Audit logging: Deploy hash-chained receipt generation for all agent actions. Every tool call, policy decision, and approval outcome needs a tamper-evident record. You cannot retroactively add logging after the deadline.

Human oversight mechanisms: Build and test approval workflows for high-risk actions. Deploy a kill switch and verify it works. Create a monitoring dashboard. Train the people who will use it.

Technical documentation: Document your system architecture, training data, evaluation results, known limitations, and intended use. This is not optional and it is the artifact most likely to be requested by regulators.

Conformity assessment: For most agent deployments, self-assessment is sufficient (unless your agent falls under Annex III point 1, which requires third-party assessment). Conduct the assessment against the checklist in Annex VII.

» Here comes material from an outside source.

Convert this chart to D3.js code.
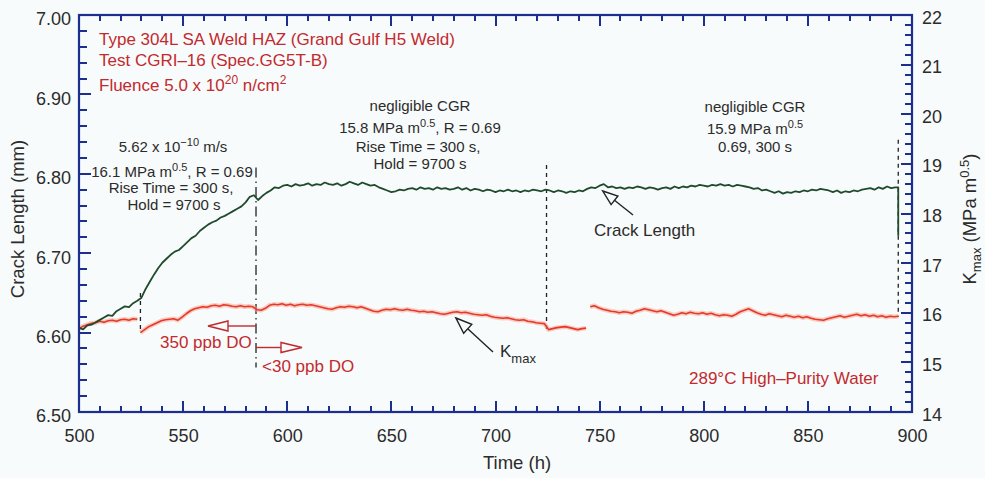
<!DOCTYPE html>
<html>
<head>
<meta charset="utf-8">
<script src="https://cdn.jsdelivr.net/npm/d3@7"></script>
<style>
  html, body { margin: 0; padding: 0; background: #f8fbfb; }
  svg { display: block; font-family: "Liberation Sans", Arial, Helvetica, sans-serif; }
</style>
</head>
<body>
<svg id="chart" width="985" height="478"></svg>
<script>
// ---------------- data ----------------
const hourTicks  = [500, 550, 600, 650, 700, 750, 800, 850, 900];
const crackTicks = [6.50, 6.60, 6.70, 6.80, 6.90, 7.00];
const kmaxTicks  = [14, 15, 16, 17, 18, 19, 20, 21, 22];

// crack length (mm), logged every 2 h from 500 h
const crackStart = 500;
const sampleStep = 2;
const crackLength = [
  6.606, 6.604, 6.609, 6.610, 6.613, 6.616, 6.619, 6.622, 6.621, 6.627,
  6.630, 6.633, 6.632, 6.637, 6.640, 6.644, 6.655, 6.664, 6.673, 6.681,
  6.688, 6.693, 6.698, 6.702, 6.704, 6.709, 6.714, 6.719, 6.722, 6.728,
  6.732, 6.736, 6.739, 6.741, 6.745, 6.747, 6.750, 6.753, 6.756, 6.759,
  6.764, 6.771, 6.773, 6.767, 6.772, 6.776, 6.779, 6.783, 6.782, 6.785,
  6.786, 6.784, 6.787, 6.785, 6.786, 6.788, 6.785, 6.787, 6.786, 6.789,
  6.787, 6.786, 6.788, 6.785, 6.787, 6.790, 6.788, 6.786, 6.789, 6.787,
  6.785, 6.786, 6.783, 6.781, 6.779, 6.777, 6.778, 6.780, 6.779, 6.781,
  6.782, 6.780, 6.783, 6.781, 6.782, 6.780, 6.783, 6.781, 6.782, 6.780,
  6.781, 6.783, 6.780, 6.782, 6.779, 6.781, 6.780, 6.778, 6.780, 6.779,
  6.777, 6.779, 6.778, 6.780, 6.778, 6.779, 6.777, 6.779, 6.778, 6.780,
  6.779, 6.778, 6.780, 6.779, 6.777, 6.779, 6.778, 6.776, 6.778, 6.777,
  6.779, 6.778, 6.781, 6.783, 6.782, 6.785, 6.787, 6.783, 6.784, 6.782,
  6.783, 6.781, 6.783, 6.782, 6.784, 6.783, 6.781, 6.783, 6.782, 6.780,
  6.782, 6.783, 6.781, 6.784, 6.782, 6.784, 6.783, 6.785, 6.784, 6.786,
  6.785, 6.784, 6.786, 6.785, 6.787, 6.785, 6.786, 6.784, 6.786, 6.785,
  6.784, 6.783, 6.781, 6.782, 6.779, 6.780, 6.778, 6.776, 6.778, 6.775,
  6.777, 6.776, 6.778, 6.777, 6.779, 6.778, 6.780, 6.779, 6.781, 6.780,
  6.779, 6.777, 6.779, 6.776, 6.778, 6.777, 6.779, 6.778, 6.780, 6.781,
  6.782, 6.780, 6.783, 6.781, 6.784, 6.782, 6.783
];
// final readings at the end of the test
const crackEndHours  = [893.4, 893.4];
const crackEndValues = [6.783, 6.722];

// Kmax (MPa m^0.5), three logged segments, 2 h sampling
const kmaxStarts = [500, 529.5, 745.5];
const kmaxA = [
  15.68, 15.73, 15.76, 15.79, 15.80, 15.83, 15.81, 15.84, 15.85, 15.83,
  15.86, 15.87, 15.85, 15.88, 15.87
];
const kmaxB = [
  15.60, 15.66, 15.72, 15.76, 15.80, 15.84, 15.86, 15.87, 15.88, 15.85,
  15.91, 15.98, 16.04, 16.08, 16.10, 16.12, 16.11, 16.14, 16.15, 16.13,
  16.16, 16.15, 16.13, 16.12, 16.14, 16.12, 16.13, 16.12, 16.06, 16.05,
  16.09, 16.15, 16.17, 16.16, 16.18, 16.15, 16.17, 16.14, 16.16, 16.17,
  16.15, 16.16, 16.14, 16.12, 16.10, 16.08, 16.07, 16.10, 16.12, 16.11,
  16.13, 16.12, 16.10, 16.12, 16.09, 16.06, 16.03, 16.02, 16.05, 16.07,
  16.06, 16.08, 16.06, 16.05, 16.07, 16.05, 16.04, 16.02, 16.03, 16.01,
  16.02, 16.00, 15.98, 15.97, 15.99, 16.01, 16.02, 16.00, 16.01, 15.99,
  15.97, 15.96, 15.95, 15.96, 15.93, 15.91, 15.90, 15.89, 15.90, 15.88,
  15.86, 15.85, 15.86, 15.83, 15.82, 15.80, 15.79, 15.78, 15.66, 15.68,
  15.70, 15.71, 15.72, 15.70, 15.68, 15.66, 15.68, 15.69
];
const kmaxC = [
  16.12, 16.14, 16.10, 16.07, 16.05, 16.03, 16.02, 16.00, 16.02, 16.01,
  15.99, 16.03, 16.05, 16.08, 16.06, 16.04, 16.02, 16.04, 16.01, 15.98,
  15.95, 15.97, 16.00, 15.98, 16.01, 15.99, 15.98, 16.00, 15.97, 15.99,
  15.96, 15.94, 15.96, 15.95, 15.93, 15.97, 16.02, 16.05, 16.08, 16.04,
  16.00, 15.97, 15.95, 15.98, 15.96, 15.94, 15.92, 15.95, 15.93, 15.91,
  15.93, 15.90, 15.92, 15.89, 15.87, 15.86, 15.85, 15.88, 15.90, 15.92,
  15.94, 15.91, 15.93, 15.95, 15.97, 15.94, 15.96, 15.93, 15.95, 15.92,
  15.94, 15.91, 15.93, 15.92, 15.93
];

// hours at which test conditions were changed
const changeHours = [529.5, 585, 724.5, 893.4];

// ---------------- drawing ----------------
const svg = d3.select("#chart");
const L = 79, R = 912, T = 15, B = 412;
const axisBlue = "#1d2f8e";
const labelInk = "#2b2b2b";
const noteRed = "#c22a2e";

const x  = d3.scaleLinear().domain([500, 900]).range([L, R]);
const yL = d3.scaleLinear().domain([6.5, 7.0]).range([B, T]);
const yR = d3.scaleLinear().domain([14, 22]).range([B, T]);

svg.append("defs").append("clipPath").attr("id", "plotClip")
  .append("rect").attr("x", L).attr("y", T).attr("width", R - L).attr("height", B - T);

// minor tick sets
const xMinor  = d3.range(500, 901, 10).filter(h => h % 50 !== 0);
const yLMinor = d3.range(0, 26).filter(i => i % 5 !== 0).map(i => 6.5 + i * 0.02);
const yRMinor = d3.range(0, 41).filter(i => i % 5 !== 0).map(i => 14 + i * 0.2);

// tick labels from d3 axes
function styleLabels(g) {
  g.select(".domain").remove();
  g.selectAll(".tick line").remove();
  g.selectAll(".tick text").attr("fill", labelInk).style("font-size", "18px");
}
svg.append("g").attr("transform", `translate(0,${B})`)
  .call(d3.axisBottom(x).tickValues(hourTicks).tickSize(0).tickPadding(17).tickFormat(d3.format("d")))
  .call(styleLabels);
svg.append("g").attr("transform", `translate(${L},0)`)
  .call(d3.axisLeft(yL).tickValues(crackTicks).tickSize(0).tickPadding(8).tickFormat(d3.format(".2f")))
  .call(styleLabels)
  .call(g => g.selectAll(".tick text").attr("dy", "0.55em"));
svg.append("g").attr("transform", `translate(${R},0)`)
  .call(d3.axisRight(yR).tickValues(kmaxTicks).tickSize(0).tickPadding(10).tickFormat(d3.format("d")))
  .call(styleLabels)
  .call(g => g.selectAll(".tick text").attr("dy", "0.45em"));

// axis titles
svg.append("text").attr("transform", `translate(24,219) rotate(-90)`)
  .attr("text-anchor", "middle").attr("fill", labelInk).style("font-size", "18.5px")
  .text("Crack Length (mm)");
svg.append("text").attr("x", 517).attr("y", 469)
  .attr("text-anchor", "middle").attr("fill", labelInk).style("font-size", "18.5px")
  .text("Time (h)");
const rt = svg.append("text").attr("transform", `translate(976,219) rotate(-90)`)
  .attr("text-anchor", "middle").attr("fill", labelInk).style("font-size", "18.5px");
rt.append("tspan").text("K");
rt.append("tspan").attr("dy", 5).style("font-size", "13px").text("max");
rt.append("tspan").attr("dy", -5).text(" (MPa m");
rt.append("tspan").attr("dy", -7).style("font-size", "13px").text("0.5");
rt.append("tspan").attr("dy", 7).text(")");

// condition-change markers
const plot = svg.append("g").attr("clip-path", "url(#plotClip)");
const markers = [
  { h: changeHours[0], top: 6.650, bottom: 6.603, dash: "4,4" },
  { h: changeHours[1], top: 6.808, bottom: 6.556, dash: "10,4,1.5,4" },
  { h: changeHours[2], top: 6.811, bottom: 6.601, dash: "4,4" },
  { h: changeHours[3], top: 6.843, bottom: 6.620, dash: "4,4" }
];
plot.selectAll("line.marker").data(markers).join("line")
  .attr("class", "marker")
  .attr("x1", d => x(d.h)).attr("x2", d => x(d.h))
  .attr("y1", d => yL(d.top)).attr("y2", d => yL(d.bottom))
  .attr("stroke", "#222").attr("stroke-width", 1.3)
  .attr("stroke-dasharray", d => d.dash);

// Kmax series
const kmaxSegs = [kmaxA, kmaxB, kmaxC].map((arr, s) =>
  arr.map((v, i) => [kmaxStarts[s] + i * sampleStep, v]));
const lineR = d3.line().x(d => x(d[0])).y(d => yR(d[1]));
plot.selectAll("path.kHalo").data(kmaxSegs).join("path")
  .attr("class", "kHalo").attr("d", lineR)
  .attr("fill", "none").attr("stroke", "#f6a896").attr("stroke-width", 4.5)
  .attr("stroke-opacity", 0.55).attr("stroke-linejoin", "round");
plot.selectAll("path.kCore").data(kmaxSegs).join("path")
  .attr("class", "kCore").attr("d", lineR)
  .attr("fill", "none").attr("stroke", "#e5392a").attr("stroke-width", 1.6)
  .attr("stroke-linejoin", "round");

// crack length series
const crackPts = crackLength.map((v, i) => [crackStart + i * sampleStep, v])
  .concat(crackEndHours.map((h, i) => [h, crackEndValues[i]]));
const lineL = d3.line().x(d => x(d[0])).y(d => yL(d[1]));
plot.append("path").datum(crackPts).attr("d", lineL)
  .attr("fill", "none").attr("stroke", "#1f4a2c").attr("stroke-width", 1.8)
  .attr("stroke-linejoin", "round");

// arrows with open heads
function arrow(x1, y1, x2, y2, len, half, color) {
  const a = Math.atan2(y2 - y1, x2 - x1);
  const bx = x2 - len * Math.cos(a), by = y2 - len * Math.sin(a);
  const px = -Math.sin(a) * half, py = Math.cos(a) * half;
  svg.append("line").attr("x1", x1).attr("y1", y1).attr("x2", bx).attr("y2", by)
    .attr("stroke", color).attr("stroke-width", 1.4);
  svg.append("path")
    .attr("d", `M${x2},${y2}L${bx + px},${by + py}L${bx - px},${by - py}Z`)
    .attr("fill", "#f8fbfb").attr("stroke", color).attr("stroke-width", 1.4)
    .attr("stroke-linejoin", "miter");
}
const doX = x(changeHours[1]);
arrow(doX, 326, 208, 326, 20, 5, noteRed);
arrow(doX, 347.5, 302, 347.5, 21, 5, noteRed);
arrow(633, 215, x(751.5), 191, 15, 5.5, "#222");
arrow(493, 352, x(681), 318, 16, 6, "#222");

// plain text note
function note(xp, yp, size, color, anchor, str) {
  return svg.append("text").attr("x", xp).attr("y", yp)
    .attr("fill", color).attr("text-anchor", anchor).style("font-size", size + "px")
    .text(str);
}

// specimen description
note(99, 45, 17, noteRed, "start", "Type 304L SA Weld HAZ (Grand Gulf H5 Weld)");
note(99, 66, 17, noteRed, "start", "Test CGRI\u201316 (Spec.GG5T-B)");
(function () {
  const t = svg.append("text").attr("x", 99).attr("y", 91).attr("fill", noteRed).style("font-size", "17px");
  t.append("tspan").text("Fluence 5.0 x 10");
  t.append("tspan").attr("dy", -7).style("font-size", "12px").text("20");
  t.append("tspan").attr("dy", 7).text(" n/cm");
  t.append("tspan").attr("dy", -7).style("font-size", "12px").text("2");
})();

// loading condition notes (with superscript)
function supLine(xp, yp, before, sup, after) {
  const t = svg.append("text").attr("x", xp).attr("y", yp).attr("fill", labelInk)
    .attr("text-anchor", "middle").style("font-size", "15px");
  t.append("tspan").text(before);
  t.append("tspan").attr("dy", -6).style("font-size", "11px").text(sup);
  t.append("tspan").attr("dy", 6).text(after);
}
supLine(173, 152, "5.62 x 10", "\u221210", " m/s");
supLine(172, 177, "16.1 MPa m", "0.5", ", R = 0.69");
note(171, 193, 15, labelInk, "middle", "Rise Time = 300 s,");
note(174, 210, 15, labelInk, "middle", "Hold = 9700 s");

note(420, 111, 15, labelInk, "middle", "negligible CGR");
supLine(420, 133, "15.8 MPa m", "0.5", ", R = 0.69");
note(418, 152, 15, labelInk, "middle", "Rise Time = 300 s,");
note(420, 169, 15, labelInk, "middle", "Hold = 9700 s");

note(755, 112, 15, labelInk, "middle", "negligible CGR");
supLine(755, 134, "15.9 MPa m", "0.5", "");
note(755, 152, 15, labelInk, "middle", "0.69, 300 s");

// water chemistry notes
note(160, 348, 17, noteRed, "start", "350 ppb DO");
note(262, 372, 17, noteRed, "start", "<30 ppb DO");
note(689, 384, 17, noteRed, "start", "289\u00b0C High\u2013Purity Water");

// series labels
note(594, 236, 17, labelInk, "start", "Crack Length");
(function () {
  const t = svg.append("text").attr("x", 500).attr("y", 357).attr("fill", labelInk).style("font-size", "17px");
  t.append("tspan").text("K");
  t.append("tspan").attr("dy", 6).style("font-size", "13px").text("max");
})();

// inward tick marks on all four sides, drawn as small filled bars
const tickG = svg.append("g").attr("fill", axisBlue);
function vBars(values, y0, len) {
  tickG.append("g").selectAll("rect").data(values).join("rect")
    .attr("x", d => Math.round(x(d)) - 1).attr("width", 2)
    .attr("y", len < 0 ? y0 + len : y0).attr("height", Math.abs(len));
}
function hBars(values, scale, x0, len) {
  tickG.append("g").selectAll("rect").data(values).join("rect")
    .attr("y", d => Math.round(scale(d)) - 1).attr("height", 2)
    .attr("x", len < 0 ? x0 + len : x0).attr("width", Math.abs(len));
}
vBars(hourTicks, B, -11);
vBars(xMinor, B, -6);
vBars(hourTicks, T, 11);
vBars(xMinor, T, 6);
hBars(crackTicks, yL, L, 12);
hBars(yLMinor, yL, L, 8);
hBars(kmaxTicks, yR, R, -11);
hBars(yRMinor, yR, R, -7);

// plot frame
svg.append("rect").attr("x", L).attr("y", T).attr("width", R - L).attr("height", B - T)
  .attr("fill", "none").attr("stroke", axisBlue).attr("stroke-width", 2.2);
</script>
</body>
</html>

What Happens If You Are Not Compliant

Penalties for non-compliance with high-risk obligations: up to 15 million EUR or 3% of global annual turnover, whichever is higher. For prohibited AI practices, the cap is 35 million EUR or 7% of turnover.

Enforcement is by national market surveillance authorities in each EU member state. Expect enforcement to be uneven initially, with focus on high-profile cases and clear violations.

Practical Advice

Start with the technical controls that take the longest to build: audit logging, policy enforcement, and human oversight mechanisms. These require engineering work that cannot be compressed into a final sprint.

Documentation can be written in parallel. Risk assessments should already be underway.

If you are building on a framework that already provides these controls (Authensor provides policy enforcement, audit receipts, and approval workflows), your timeline compresses significantly. If you are building from scratch, start now.